Joe is Vern’s replacement as the game warden. “When the series starts, you see me introduce myself to Joe and his family, and I’m showing them around town. I give him the breakdown of how I did things,” David said. “But it’s your job now. I’m going to get out of the way. He seems like the midnight mayor of this town. Until stuff starts getting shady. Is this guy really a nice guy? Is he trying to help me?”

Initially, Vern is “jovial, real hospitable.” However, that’s not the only side of Vern we’ll see on the show. David noted that “sh*t goes left” and “things change” quickly.

David Alan Grier
David Alan Grier in a scene from the series. (Spectrum)

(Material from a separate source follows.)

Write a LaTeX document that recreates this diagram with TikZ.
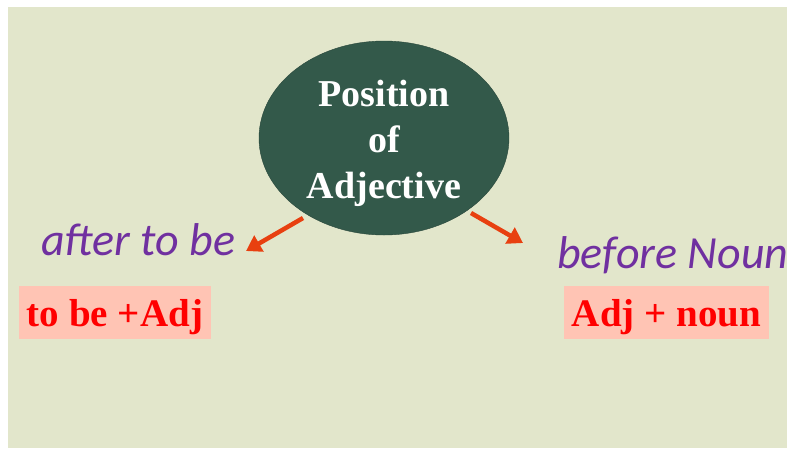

“When I talked to the Dowdles, the producers, directors, writers, my first question was, ‘Why do you want me to play this? Seriously?’ They said, ‘We wanted an actor who could really handle comedy’. And I said, ‘Why?’ Because that was all involved in delivering all the other stuff, the shady stuff. Because when you think about it, people like that — politicians, lawyers, policemen — they can’t walk into a room loaded, evil. No, you got to work your way in.”

The actor added, “So by the time you realize it, you’re in it now. You’re in it. It’s too late. So all those things, that’s juicy, man.” Joe Pickett will drop exclusively on Spectrum and will be available on-demand, free, and without ads.